An Introduction to Gravity

Gravity Physics

If you’ve ever sat underneath an apple tree and wondered why an apple fell down to the ground, instead of moving in any other direction, you would have had a similar experience that Isaac Newton had – more than 250 years ago. Gravity is a natural phenomenon which exhibits a force that allows matter to be attracted to other matter, enabling (for instance) an apple to fall to the ground. This might seem insignificant, but gravity is responsible for the current state of complexity of the universe. It caused the formation of planets and star systems, also resulting in the capacity for these to orbit. Gravity is also responsible for giving us weight on Earth – without it we wouldn’t be able to stand, walk, jump or run.

The famous astronomer, Galileo Galilei, first acted upon his observation of gravity. He developed a few of the first theories and equations of falling bodies. However, Isaac Newton took his research a step further, along with that of Johannes Kepler, to formulate the first general equation for the force of gravity. The equation states that the force of gravity is proportional to the mass of one object multiplied by the mass of another object, divided by the squared distance from their centers.

The next major addition to theories on gravity was made by Albert Einstein. His theory of “general relativity” described the effects of gravity as a result of curves in space-time, rather than force. He went on to propose that space-time is curved by matter, meaning free-falling objects would move along straight paths (known as geodesics) in curved space-time.

Gravity was also introduced into the field of quantum physics. This has caused the rise of theories stating that the attraction of matter is due to virtual particles called gravitons. However, these particles are yet to be observed. “Gravitational waves” have also been proposed, explaining how waves are formed when objects are accelerated by external forces.

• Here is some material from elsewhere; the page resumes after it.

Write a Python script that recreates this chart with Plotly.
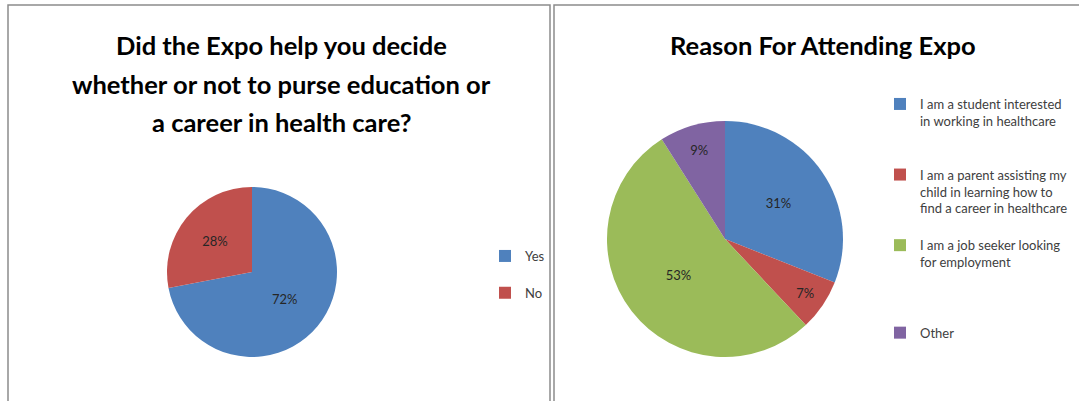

Earth, along with every other planet in the universe, has its own gravitational field. The force of this gravitational field is explained by Newton’s equation for the universal force of gravity. However, the acceleration of free-falling objects within this gravitational field differs, which is dependent on many factors, such as the degree of elevation. It is generally accepted that the standard acceleration due to gravity on Earth (g) is approximately 9.8 m/s2, a value we often use during our physics tuition classes, especially for the topic of Mechanics.